Imagine you’re at the beach. You’re in the ocean, and you have a beach ball. Now, imagine that you take that ball and push it down into the water. You push it down further and further, and you can feel the resistance building. That’s because the pressure to rise back up for the air-filled ball is becoming greater with every additional inch you push it down.
This is how I conceptualize a falling market, particularly in a good economy – just like that beach ball. As uncomfortable as these stock market corrections are, they often can be the best time to invest.
For those of you saying, “But Wes, I’m already invested!” I get it. So, while this may not be your time to double down, it also probably isn’t the time to be selling and heading for the cash hills.

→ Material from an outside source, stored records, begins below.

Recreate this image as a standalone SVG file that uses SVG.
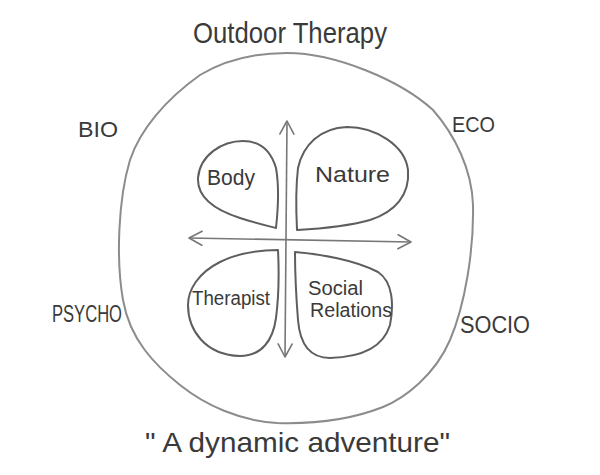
<svg xmlns="http://www.w3.org/2000/svg" width="600" height="475" viewBox="0 0 600 475">
<style>
  text { font-family: "Liberation Sans", Arial, sans-serif; fill: #3a3a3a; }
  .outer { fill: none; stroke: #8c8c8c; stroke-width: 2; stroke-linejoin: round; }
  .leaf { fill: none; stroke: #5e5e5e; stroke-width: 2; stroke-linejoin: round; }
  .axis { fill: none; stroke: #777; stroke-width: 1.6; }
</style>
<defs>
  <marker id="chev" viewBox="0 0 16 16" refX="15" refY="8" markerWidth="16" markerHeight="16" markerUnits="userSpaceOnUse" orient="auto-start-reverse">
    <path d="M2,1 L15,8 L2,15" fill="none" stroke="#777" stroke-width="1.6" stroke-linecap="round" stroke-linejoin="round"/>
  </marker>
</defs>
<rect width="600" height="475" fill="#ffffff"/>

<text id="title" x="193" y="43" font-size="30" textLength="194" lengthAdjust="spacingAndGlyphs">Outdoor Therapy</text>

<g id="outer">
  <path class="outer" d="M287,53 C335,53 400,80 433,110 C455,135 472,170 473,205 C474,250 465,305 450,340 C435,375 405,398 383,407 C350,420 310,424 277,423 C240,421 205,405 180,385 C155,365 130,340 123,300 C116,260 118,200 130,160 C140,130 165,100 200,75 C225,60 255,53 287,53 Z"/>
</g>

<g id="bio"><text x="78" y="137" font-size="22" textLength="40" lengthAdjust="spacingAndGlyphs">BIO</text></g>
<g id="eco"><text x="452" y="132" font-size="22" textLength="43" lengthAdjust="spacingAndGlyphs">ECO</text></g>
<g id="psycho"><text x="52" y="322" font-size="24" textLength="70" lengthAdjust="spacingAndGlyphs">PSYCHO</text></g>
<g id="socio"><text x="460" y="333" font-size="24" textLength="70" lengthAdjust="spacingAndGlyphs">SOCIO</text></g>

<g id="connectors">
  <path class="axis" d="M287,121 L285,357" marker-start="url(#chev)" marker-end="url(#chev)"/>
  <path class="axis" d="M189,238 L411,242" marker-start="url(#chev)" marker-end="url(#chev)"/>
</g>

<g id="body">
  <path class="leaf" d="M276,228 C278,210 279,185 276,168 C270,148 258,141 243,141 C222,141 200,155 198,178 C197,198 215,210 240,218 C255,223 268,226 276,228 Z"/>
  <text x="207" y="185" font-size="22" textLength="48" lengthAdjust="spacingAndGlyphs">Body</text>
</g>
<g id="nature">
  <path class="leaf" d="M297,230 C296,210 296,185 298,168 C303,145 320,128 347,127 C375,127 405,145 408,170 C410,195 395,212 370,220 C345,227 315,229 297,230 Z"/>
  <text x="315" y="182" font-size="22" textLength="75" lengthAdjust="spacingAndGlyphs">Nature</text>
</g>
<g id="therapist">
  <path class="leaf" d="M278,250 C260,250 240,252 220,262 C198,273 188,290 188,305 C188,330 205,355 240,356 C262,356 273,340 276,318 C279,295 279,270 278,250 Z"/>
  <text x="192" y="305" font-size="20" textLength="78" lengthAdjust="spacingAndGlyphs">Therapist</text>
</g>
<g id="social">
  <path class="leaf" d="M295,252 C320,254 355,260 378,272 C393,282 394,305 390,325 C384,345 365,357 330,358 C310,358 300,345 298,320 C296,295 295,270 295,252 Z"/>
  <text font-size="20"><tspan x="308" y="295" textLength="55" lengthAdjust="spacingAndGlyphs">Social</tspan><tspan x="310" y="317" textLength="82" lengthAdjust="spacingAndGlyphs">Relations</tspan></text>
</g>

<text id="motto" x="145" y="452" font-size="28" textLength="305" lengthAdjust="spacingAndGlyphs">" A dynamic adventure"</text>
</svg>
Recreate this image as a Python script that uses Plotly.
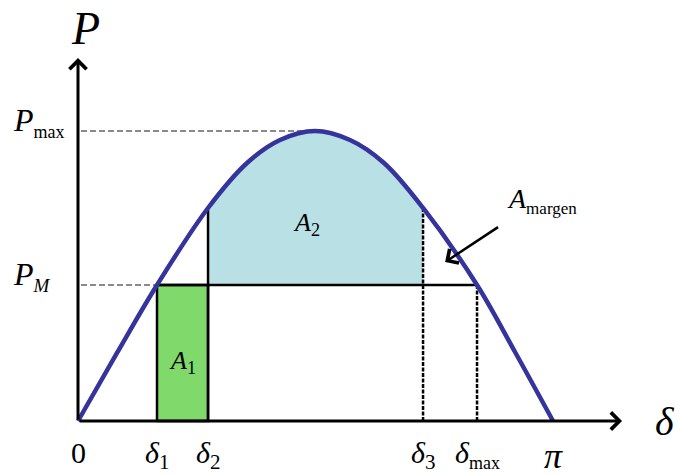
import math
import plotly.graph_objects as go

PI = math.pi

# Power-angle curve P(δ), Pmax normalised to 1
delta_curve = [0.0, 0.2579, 0.5225, 0.860, 1.1177, 1.3360, 1.5675,
               1.7990, 2.0238, 2.282, 2.639, 2.8903, PI]
p_curve = [0.0, 0.2345, 0.469, 0.7345, 0.8897, 0.969, 1.0,
           0.969, 0.8897, 0.7345, 0.469, 0.238, 0.0]

# Characteristic angles and power levels
P_MAX = 1.0
P_M = 0.469
d1, d2, d3, dmax = 0.5225, 0.860, 2.282, 2.639
p_d2, p_d3 = 0.7345, 0.7345

x_tick_vals = [0.0, d1, d2, d3, dmax, PI]
x_tick_text = ["0", "<i>δ</i><sub>1</sub>", "<i>δ</i><sub>2</sub>",
               "<i>δ</i><sub>3</sub>",
               "<i>δ</i><sub><span style='font-size:18px'>max</span></sub>",
               "<span style='font-size:36px'><i>π</i></span>"]
y_tick_vals = [P_MAX, P_M]
y_tick_text = ["<i>P</i><sub><span style='font-size:18px'>max</span></sub>",
               "<i>P</i><sub><span style='font-size:19px'><i>M</i></span></sub>"]

SERIF = "Liberation Serif"
CURVE = "#35339c"
GREEN = "#80d96b"
BLUE = "#b9e0e4"

fig = go.Figure()

# A2: between P_M and the curve, from δ2 to δ3
i2, i3 = delta_curve.index(d2), delta_curve.index(d3)
fig.add_trace(go.Scatter(x=[d2, d3], y=[P_M, P_M], mode="lines",
                         line=dict(width=0), showlegend=False, hoverinfo="skip"))
fig.add_trace(go.Scatter(x=delta_curve[i2:i3 + 1], y=p_curve[i2:i3 + 1],
                         mode="lines", line=dict(width=0, shape="spline"),
                         fill="tonexty", fillcolor=BLUE,
                         showlegend=False, hoverinfo="skip"))

# A1: rectangle under P_M from δ1 to δ2
fig.add_trace(go.Scatter(x=[d1, d1, d2, d2, d1], y=[0, P_M, P_M, 0, 0],
                         mode="lines", fill="toself", fillcolor=GREEN,
                         line=dict(color="black", width=2.5),
                         showlegend=False, hoverinfo="skip"))

def seg(xs, ys, color="black", width=2.5, dash="solid"):
    fig.add_trace(go.Scatter(x=xs, y=ys, mode="lines",
                             line=dict(color=color, width=width, dash=dash),
                             showlegend=False, hoverinfo="skip"))

# Gray guide lines to the P axis
seg([0.02, 1.49], [P_MAX, P_MAX], color="#8a8a8a", width=2, dash="6px,3px")
seg([0.02, d1], [P_M, P_M], color="#8a8a8a", width=2, dash="6px,3px")

# Mechanical power level and angle markers
seg([d1, dmax], [P_M, P_M])
seg([d2, d2], [0, p_d2])
seg([d3, d3], [0, p_d3], dash="4px,1.5px")
seg([dmax, dmax], [0, P_M], dash="4px,1.5px")

# Power-angle curve
fig.add_trace(go.Scatter(x=delta_curve, y=p_curve, mode="lines",
                         line=dict(color=CURVE, width=4.5, shape="spline"),
                         showlegend=False, hoverinfo="skip"))

ann = []
# Axes with arrowheads
ann.append(dict(x=3.598, y=0, ax=0, ay=0, xref="x", yref="y", axref="x", ayref="y",
                text="", showarrow=True, arrowhead=4, arrowsize=1.1,
                arrowwidth=3, arrowcolor="black"))
ann.append(dict(x=0, y=1.2517, ax=0, ay=0, xref="x", yref="y", axref="x", ayref="y",
                text="", showarrow=True, arrowhead=4, arrowsize=1.1,
                arrowwidth=3, arrowcolor="black"))
# A_margen pointer
ann.append(dict(x=2.428, y=0.548, ax=2.788, ay=0.672, xref="x", yref="y",
                axref="x", ayref="y", text="", showarrow=True, arrowhead=4,
                arrowsize=1.3, arrowwidth=2.5, arrowcolor="black"))

# Axis titles
ann.append(dict(x=0.05, y=1.352, xref="x", yref="y", text="<i>P</i>",
                showarrow=False, font=dict(family=SERIF, size=46, color="black")))
ann.append(dict(x=3.885, y=0, xref="x", yref="y", text="<i>δ</i>",
                showarrow=False, font=dict(family=SERIF, size=40, color="black")))

# Tick labels along δ
for xv, tx in zip(x_tick_vals, x_tick_text):
    ann.append(dict(x=xv, y=-0.045, xref="x", yref="y", text=tx, yanchor="top",
                    showarrow=False, font=dict(family=SERIF, size=30, color="black")))
# Tick labels along P
for yv, tx in zip(y_tick_vals, y_tick_text):
    ann.append(dict(x=-0.44, y=yv + 0.03, xref="x", yref="y", text=tx,
                    xanchor="left", showarrow=False,
                    font=dict(family=SERIF, size=32, color="black")))

# Area labels
ann.append(dict(x=(d1 + d2) / 2, y=0.205, xref="x", yref="y",
                text="<i>A</i><sub>1</sub>", showarrow=False,
                font=dict(family=SERIF, size=26, color="black")))
ann.append(dict(x=1.51, y=0.68, xref="x", yref="y",
                text="<i>A</i><sub>2</sub>", showarrow=False,
                font=dict(family=SERIF, size=26, color="black")))
ann.append(dict(x=2.825, y=0.76, xref="x", yref="y", xanchor="left",
                text="<i>A</i><sub><span style='font-size:17px'>margen</span></sub>",
                showarrow=False, font=dict(family=SERIF, size=28, color="black")))

fig.update_layout(
    width=679, height=475,
    margin=dict(l=0, r=0, t=0, b=0),
    paper_bgcolor="white", plot_bgcolor="white",
    xaxis=dict(range=[-0.5159, 3.9748], visible=False, fixedrange=True),
    yaxis=dict(range=[-0.1862, 1.4517], visible=False, fixedrange=True),
    annotations=ann,
    showlegend=False,
)

fig.write_html("out.html")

I understand if you feel like running. We had another difficult week for your 401(k). There were lots of unsettling headlines, like those about mail bombs. We experienced a 600-point one-day drop for the Dow, making it the “worst month for stocks” since 2009. We landed in “correction territory” for the NASDAQ, S&P 500, and the Dow, and have experienced a total loss of $8 trillion since September.
All of these things happened in a week when we get a third-quarter GDP report that shows a 3.5% growth rate, which, by the way, is a phenomenally strong number for an economy our size.
And, let me share my favorite chart of the week to provide some added perspective on this most recent dip and investor scare. This graphic shows that recessions don’t start with zero real interest rates, but rather when we get into the 3%, 4% or higher range. Take a look.
What is “real” in terms of interest rates? It’s the rate you get when you take the nominal rate from the Fed and subtract inflation. In our case right now, the real interest rate is around 2.0 minus 2.0, which gives us zero. At zero, according to historical data, we aren’t near a recession level as far as this critical metric is concerned.
We also know that the economy and stock market don’t always hold hands and move in lockstep. There are plenty of down markets in good economies. Take a look at this next chart, which illustrates how the market and economy can behave differently, or “divorce,” so to speak.
As you can see, in 2015, we were down 15% and didn’t have a recession. Similarly, we were down 21% in 2011 and 19% in 1976, both without a recession.
Remember, investing is a mix between what you think will happen and what you can tolerate actually happening. Based on historical data of past economic and market behavior, this most recent correction is likely more buyable, not less. And, investors are rewarded when they stay the course, with the stock risk they have and choose to take.
This seems, for now, to be the point when selloffs become attractive; we are experiencing approximately 50% of S&P 500 companies in a -20% position. If we look back over the course of past corrections, that’s the level that typically starts to mark a turning point. Basically, stocks go on sale – a massive clearance of such scale that it brings in droves of new buyers. And, then, returning to our analogy above, our beach ball rises back up again.